As the Director of the Twentieth Century Fund, MJ Rossant, explains their difficulty a quarter century ago in selecting a researcher for this project who had not already made up their mind regarding the relationship of the USA with Puerto Rico: "The major problem in mounting a Puerto Rican study had been the difficulty of finding a scholar whether Puerto Rican or American (sic - Puerto Ricans are US citizens and America encompasses an entire hemisphere of separate nations, Rossant himself displays prejudicial thought patterns and set political paradigms in this one word) who had not already made up his (sic) mind about what the relationship ought to be. The Puerto Rican scholars, I must add, are even more committeed to specific points of view than Americans (sic) perhaps because nothing is more important to them than the US relationship with Puerto Rico. Our solution, arrived at after careful deliberation, was to interest an English scholar, one who could handle the peculiar history of the Puerto Rican - US relationship with dispassion and sensitivity, in the project. In Raymond Carr, a (sic) historian noted for his work on Spain, now Warden of St. Anthony's College, and formerly professor of Latin American studies at Oxford, we found the ideal choice for the assigment (p. viii)."

Overlooking for now the underlying and fallacious misconceptions evident in that statement, let us see the back matter which states: "In its depth and insight (this work) is certain to prove a major contribution to the resolution, not only of the growing controversy over the political status of Puerto Rico, but of the larger problems of colonialism and imperialism in the modern world."

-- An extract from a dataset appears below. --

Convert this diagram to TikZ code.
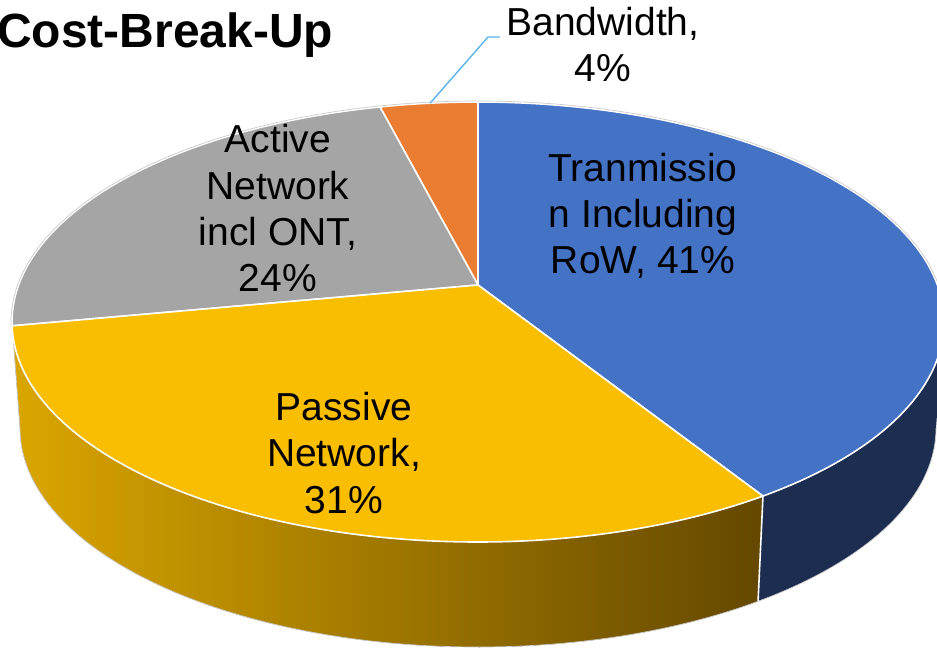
\documentclass[tikz,border=0pt]{standalone}
\usepackage{fontspec}
\setmainfont{Liberation Sans}
\definecolor{cblue}{RGB}{68,114,196}
\definecolor{corange}{RGB}{235,125,50}
\definecolor{cgray}{RGB}{165,165,165}
\definecolor{cyellow}{RGB}{250,190,0}
\definecolor{sideblue}{RGB}{28,45,80}
\definecolor{sideL}{RGB}{218,166,0}
\definecolor{sideR}{RGB}{100,72,0}
\definecolor{leadercol}{RGB}{93,180,235}
\begin{document}
\begin{tikzpicture}[x=1pt,y=1pt,
  lbl/.style={font=\fontsize{39}{46.5}\selectfont, align=center, inner sep=0pt, text=black},
  slice/.style={draw=white, line width=1.6pt, line join=round},
  rim/.style={draw=gray!40, line width=0.7pt},
  leader/.style={draw=leadercol, line width=1.4pt}]
\useasboundingbox (0,0) rectangle (937,649);
\fill[white] (0,0) rectangle (937,649);
\clip (0,0) rectangle (937,649);
\coordinate (ct) at (478,327);
\coordinate (cb) at (478,221);
\coordinate (apex) at (478,364);
% sides
\fill[left color=sideL, right color=sideR]
  ([shift={(ct)}]180:466 and 220) arc[start angle=180,end angle=307.7,x radius=466,y radius=220]
  -- ([shift={(cb)}]307.7:458 and 219) arc[start angle=307.7,end angle=180,x radius=458,y radius=219] -- cycle;
\fill[sideblue]
  ([shift={(ct)}]-52.3:466 and 220) arc[start angle=-52.3,end angle=0,x radius=466,y radius=220]
  -- ([shift={(cb)}]0:458 and 219) arc[start angle=0,end angle=-52.3,x radius=458,y radius=219] -- cycle;
\draw[white, line width=1.6pt] ([shift={(ct)}]-52.3:466 and 220) -- ([shift={(cb)}]-52.3:458 and 219);
\draw[rim] ([shift={(ct)}]180:466 and 220) -- ([shift={(cb)}]180:458 and 219)
  arc[start angle=180,end angle=360,x radius=458,y radius=219];
% top faces
\filldraw[slice, fill=cblue] (apex) -- ([shift={(ct)}]-52.3:466 and 220)
  arc[start angle=-52.3,end angle=90,x radius=466,y radius=220] -- cycle;
\filldraw[slice, fill=corange] (apex) -- ([shift={(ct)}]90:466 and 220)
  arc[start angle=90,end angle=102.14,x radius=466,y radius=220] -- cycle;
\filldraw[slice, fill=cgray] (apex) -- ([shift={(ct)}]102.14:466 and 220)
  arc[start angle=102.14,end angle=181,x radius=466,y radius=220] -- cycle;
\filldraw[slice, fill=cyellow] (apex) -- ([shift={(ct)}]181:466 and 220)
  arc[start angle=181,end angle=307.7,x radius=466,y radius=220] -- cycle;
\draw[rim] ([shift={(ct)}]0:467 and 221) arc[start angle=0,end angle=181,x radius=467,y radius=221];
% labels (base = baseline of last line)
\node[lbl, anchor=base] (tr) at (643,375) {Tranmissio\\n Including\\RoW, 41\%};
\node[lbl, anchor=base] (ac) at (278,357) {Active\\Network\\incl ONT,\\24\%};
\node[lbl, anchor=base] (pa) at (344,136) {Passive\\Network,\\31\%};
\node[lbl, anchor=base] (bw) at (603,567) {Bandwidth,\\4\%};
% leader
\coordinate (bwpt) at ([shift={(ct)}]95.9:466 and 220);
\coordinate (bwknee) at (488,612);
\coordinate (bwend) at (500,612);
\draw[leader] (bwpt) -- (bwknee) -- (bwend);
% title
\node[anchor=base west, inner sep=0pt, font=\fontsize{48}{56}\selectfont\bfseries] (title) at (-3,601) {Cost-Break-Up};
\end{tikzpicture}
\end{document}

Although such a "resolution" is even further off now than ever, unless through a deeply undesirable violent revolution or further unsustainable military occupation, we find in this scholarly analysis of a quarter century ago important reflection for our current position not only in our expensive and fruitless Iraqi efforts, but also in our so-called "free trade" agreements which destroy local independent farmers and industries, and in fact evidence the effects of multinational for profit corporations and globalization as a whole. Despite therather fallacious selection of the author by the editorial team, whose continued anglophiliac and colonialist subservient mindset should be obvious to all in the contorted quotation cited above, one may discover here an important and highly recommended study which we do well now to read again. Let us free ourselves from our own continued colonialist oppressive mindset which entraps us unto emperor worship of the British throne most embarrassingly revealed in the Torry Bush regime, and let us liberate as well those whom we ourselves oppress. The greater and more difficult liberation of mind which we require is in believing ourselves superior to other nations in any way.